In my language, the name’s Joseph Benedict Anthony Michael Adam. But I’ll call him Joseph II, Holy Roman Emperor. Or just plain Joseph.

Joseph is the chap with the dark coat in that painting. It’s Pompeo Batoni’s 1769 portrait of Joseph and his brother, Peter, Grand Duke Leopold of Tuscany.

Grand Duke Leopold became the next Holy Roman emperor, and made a decent job of it. But I gather that Joseph is an Enlightenment superstar.

He arguably earned that reputation.

Joseph promoted education, confiscated monasteries and other church property, and made religious freedom a legal right. As long as folks didn’t get together for worship in groups of more than a hundred, and met in someone’s house.

Or, if they insisted on having more than a hundred present, their church didn’t look like a church and didn’t have a door opening onto a street.

Can’t have religious tolerance if folks go around worshiping any way they want, you know.

Anyway, some historians dubbed Joseph’s domestic policies Josephinism: hailing him as an “Enlightened ruler.”

I’ll give Joseph credit for sincerity, and for having the good sense to commission a Mozart opera and a Beethoven funeral cantata.
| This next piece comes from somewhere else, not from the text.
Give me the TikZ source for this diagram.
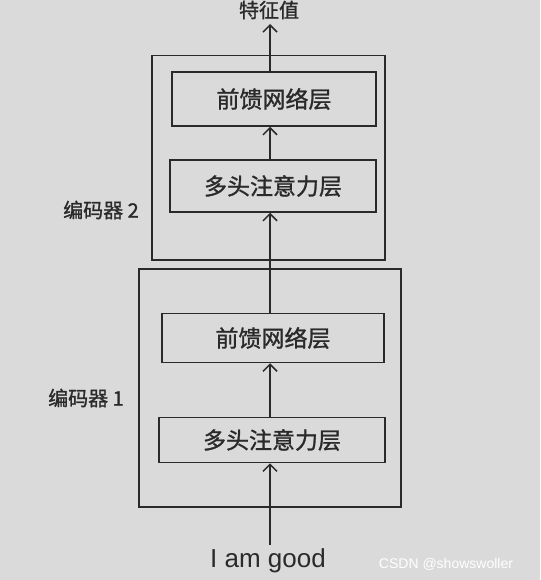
\documentclass[tikz,border=0pt]{standalone}
\usepackage{fontspec}
\setmainfont{Liberation Sans}
\newfontfamily\cjk[FakeBold=1.2]{Noto Sans CJK SC}
\usetikzlibrary{arrows.meta}
\definecolor{paper}{HTML}{DADADA}
\definecolor{ink}{HTML}{2A2A2A}
\tikzset{
  encbox/.style={draw=ink, line width=1.5pt},
  layerbox/.style={draw=ink, line width=1.5pt, fill=paper, inner sep=0pt, text=ink, font=\cjk\fontsize{23}{23}\selectfont},
  flow/.style={draw=ink, line width=1.5pt, -{Straight Barb[length=7pt,width=14pt,line width=1.5pt]}},
  lbl/.style={text=ink, font=\cjk\fontsize{20}{20}\selectfont, inner sep=0pt},
}
\begin{document}
\begin{tikzpicture}[x=1pt,y=-1pt]
\fill[paper] (0,0) rectangle (540,580);
\useasboundingbox (0,0) rectangle (540,580);
% encoder boxes
\node[encbox, minimum width=233pt, minimum height=204pt, anchor=north west] (enc2) at (151,55) {};
\node[encbox, minimum width=262pt, minimum height=238pt, anchor=north west] (enc1) at (138,268) {};
% layers
\node[layerbox, minimum width=204pt, minimum height=54pt] (ffn2) at (274,99) {前馈网络层};
\node[layerbox, minimum width=206pt, minimum height=52pt] (mha2) at (273,186) {多头注意力层};
\node[layerbox, minimum width=222pt, minimum height=49pt] (ffn1) at (273,338) {前馈网络层};
\node[layerbox, minimum width=226pt, minimum height=45pt] (mha1) at (272,440) {多头注意力层};
% labels
\node[lbl] (l2) at (101,210) {编码器 2};
\node[lbl] (l1) at (86,398) {编码器 1};
\node[lbl] (out) at (269,10) {特征值};
\node[text=ink, font=\fontsize{26}{26}\selectfont, inner sep=0pt] (in) at (268,561) {I am good};
\node[text=white, font=\fontsize{14}{14}\selectfont, inner sep=0pt] (wm) at (446,564) {CSDN @showswoller};
% connectors
\coordinate (x0) at (270,0);
\coordinate (outtip) at (270,24);
\draw[flow] (in.north -| x0) ++(0,-4) -- (mha1.south -| x0);
\draw[flow] (mha1.north -| x0) -- (ffn1.south -| x0);
\draw[flow] (ffn1.north -| x0) -- (mha2.south -| x0);
\draw[flow] (mha2.north -| x0) -- (ffn2.south -| x0);
\draw[flow] (ffn2.north -| x0) -- (outtip);
\end{tikzpicture}
\end{document}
Easing up on press and theater censorship strikes me as a good idea, too.

And maybe he really believed that monasteries were “sources of superstition.”

Anyway, Joseph’s officials took over the Manyava Skete on July 1, 1785. The monastery stayed closed until the 1990s, when the Soviet Union collapsed. Or was rebranded as the Russian Federation.6 And that’s yet another topic.

A Confiscation, a Purchase and an Abrupt Move

Google Street View: Bohorodchany. (May 2015) From Google Maps, used w/o permission.)
(From Google Maps, used w/o permission.)
(Bohorodchany, Ukraine, before the Russian invasion. (May 2015))

Three years after the Manyava Skete became government property, folks in Bohorodchany, some 16 miles north of Manyava, bought the monastery’s iconostasis.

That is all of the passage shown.